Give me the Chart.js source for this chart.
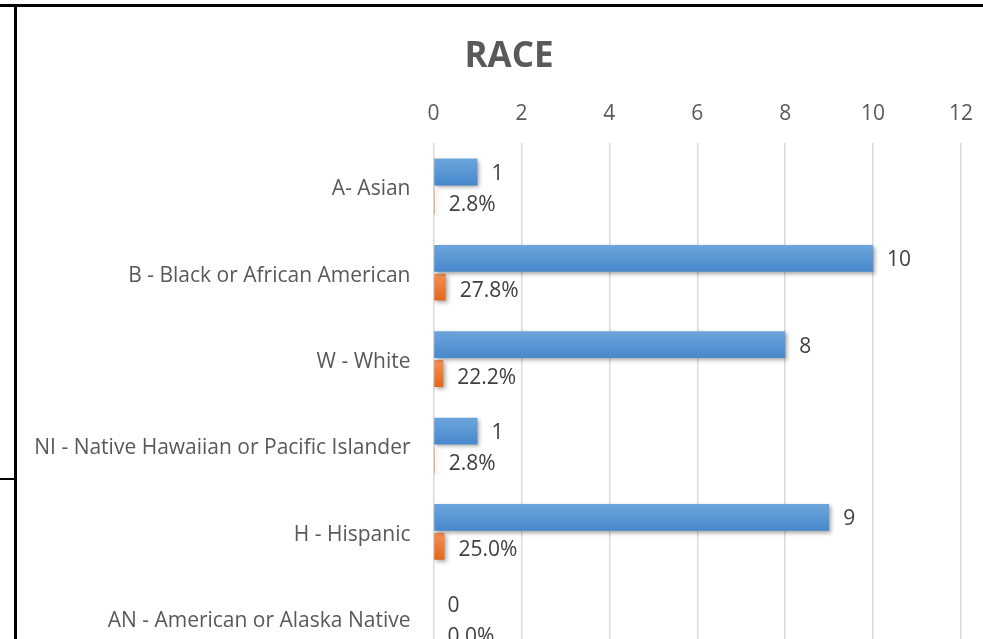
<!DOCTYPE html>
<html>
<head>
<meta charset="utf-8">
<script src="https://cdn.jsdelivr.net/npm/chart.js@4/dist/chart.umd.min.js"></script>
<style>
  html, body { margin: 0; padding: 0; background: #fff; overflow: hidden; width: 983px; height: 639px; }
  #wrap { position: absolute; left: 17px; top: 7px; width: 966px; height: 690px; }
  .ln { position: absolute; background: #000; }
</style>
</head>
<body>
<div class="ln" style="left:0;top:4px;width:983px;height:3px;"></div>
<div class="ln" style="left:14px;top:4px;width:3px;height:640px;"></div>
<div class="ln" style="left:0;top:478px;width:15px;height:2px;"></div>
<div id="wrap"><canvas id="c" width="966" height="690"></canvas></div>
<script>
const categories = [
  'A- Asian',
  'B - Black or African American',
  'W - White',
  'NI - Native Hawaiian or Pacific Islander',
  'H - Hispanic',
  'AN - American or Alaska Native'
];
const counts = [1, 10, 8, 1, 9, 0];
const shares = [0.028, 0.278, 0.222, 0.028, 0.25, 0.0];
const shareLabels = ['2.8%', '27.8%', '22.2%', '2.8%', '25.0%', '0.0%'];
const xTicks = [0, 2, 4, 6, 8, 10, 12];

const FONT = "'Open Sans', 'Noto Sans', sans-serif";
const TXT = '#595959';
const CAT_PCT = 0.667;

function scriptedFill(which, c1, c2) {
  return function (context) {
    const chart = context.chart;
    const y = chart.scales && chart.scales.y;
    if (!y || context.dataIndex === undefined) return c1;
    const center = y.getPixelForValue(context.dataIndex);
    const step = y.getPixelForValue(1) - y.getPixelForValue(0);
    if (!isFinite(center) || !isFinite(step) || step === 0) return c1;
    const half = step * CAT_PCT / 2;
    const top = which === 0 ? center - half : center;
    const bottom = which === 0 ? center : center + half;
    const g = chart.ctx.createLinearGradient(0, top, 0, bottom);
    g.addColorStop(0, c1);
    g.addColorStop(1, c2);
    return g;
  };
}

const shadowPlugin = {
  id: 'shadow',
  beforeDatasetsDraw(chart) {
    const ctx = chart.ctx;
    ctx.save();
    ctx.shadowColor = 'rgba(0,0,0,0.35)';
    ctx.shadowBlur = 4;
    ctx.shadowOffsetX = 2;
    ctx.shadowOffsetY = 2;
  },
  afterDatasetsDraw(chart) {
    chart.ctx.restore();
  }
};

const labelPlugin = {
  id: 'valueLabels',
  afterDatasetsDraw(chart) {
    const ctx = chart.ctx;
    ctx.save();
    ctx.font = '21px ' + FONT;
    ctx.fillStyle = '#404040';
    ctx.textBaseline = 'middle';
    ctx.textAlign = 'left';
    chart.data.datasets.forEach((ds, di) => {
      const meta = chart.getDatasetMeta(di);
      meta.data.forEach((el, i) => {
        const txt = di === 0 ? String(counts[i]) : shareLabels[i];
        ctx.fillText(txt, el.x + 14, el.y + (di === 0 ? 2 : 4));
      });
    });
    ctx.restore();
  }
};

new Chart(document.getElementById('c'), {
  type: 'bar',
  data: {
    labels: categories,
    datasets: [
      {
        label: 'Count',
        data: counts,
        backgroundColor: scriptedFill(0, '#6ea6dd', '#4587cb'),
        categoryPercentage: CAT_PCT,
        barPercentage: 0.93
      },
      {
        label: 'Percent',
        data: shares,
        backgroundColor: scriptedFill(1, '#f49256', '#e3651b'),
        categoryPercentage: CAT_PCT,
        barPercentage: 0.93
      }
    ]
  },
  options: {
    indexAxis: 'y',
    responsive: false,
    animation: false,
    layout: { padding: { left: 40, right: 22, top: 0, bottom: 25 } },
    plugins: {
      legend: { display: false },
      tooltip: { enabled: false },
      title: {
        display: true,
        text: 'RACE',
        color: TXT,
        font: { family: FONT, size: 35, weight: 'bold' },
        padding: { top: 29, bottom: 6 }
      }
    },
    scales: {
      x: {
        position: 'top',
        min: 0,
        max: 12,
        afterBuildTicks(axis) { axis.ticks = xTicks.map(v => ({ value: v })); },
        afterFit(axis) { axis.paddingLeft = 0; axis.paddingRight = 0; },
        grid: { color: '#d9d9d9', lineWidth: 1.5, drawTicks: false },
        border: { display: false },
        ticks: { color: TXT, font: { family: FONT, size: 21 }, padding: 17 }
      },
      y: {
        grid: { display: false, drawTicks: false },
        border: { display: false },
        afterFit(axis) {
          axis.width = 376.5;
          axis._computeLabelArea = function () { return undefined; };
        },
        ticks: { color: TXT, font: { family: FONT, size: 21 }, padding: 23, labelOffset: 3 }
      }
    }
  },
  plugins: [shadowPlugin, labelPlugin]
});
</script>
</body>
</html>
===============
■ **EXERCISE REQUIREMENTS**: Write out the lines from the start of the material to the line with "const CAT_PCT = 0.667;", inclusive and exactly. Skip the pictures.

■ **FINISHED ANSWER**:
Give me the Chart.js source for this chart.
<!DOCTYPE html>
<html>
<head>
<meta charset="utf-8">
<script src="https://cdn.jsdelivr.net/npm/chart.js@4/dist/chart.umd.min.js"></script>
<style>
  html, body { margin: 0; padding: 0; background: #fff; overflow: hidden; width: 983px; height: 639px; }
  #wrap { position: absolute; left: 17px; top: 7px; width: 966px; height: 690px; }
  .ln { position: absolute; background: #000; }
</style>
</head>
<body>
<div class="ln" style="left:0;top:4px;width:983px;height:3px;"></div>
<div class="ln" style="left:14px;top:4px;width:3px;height:640px;"></div>
<div class="ln" style="left:0;top:478px;width:15px;height:2px;"></div>
<div id="wrap"><canvas id="c" width="966" height="690"></canvas></div>
<script>
const categories = [
  'A- Asian',
  'B - Black or African American',
  'W - White',
  'NI - Native Hawaiian or Pacific Islander',
  'H - Hispanic',
  'AN - American or Alaska Native'
];
const counts = [1, 10, 8, 1, 9, 0];
const shares = [0.028, 0.278, 0.222, 0.028, 0.25, 0.0];
const shareLabels = ['2.8%', '27.8%', '22.2%', '2.8%', '25.0%', '0.0%'];
const xTicks = [0, 2, 4, 6, 8, 10, 12];

const FONT = "'Open Sans', 'Noto Sans', sans-serif";
const TXT = '#595959';
const CAT_PCT = 0.667;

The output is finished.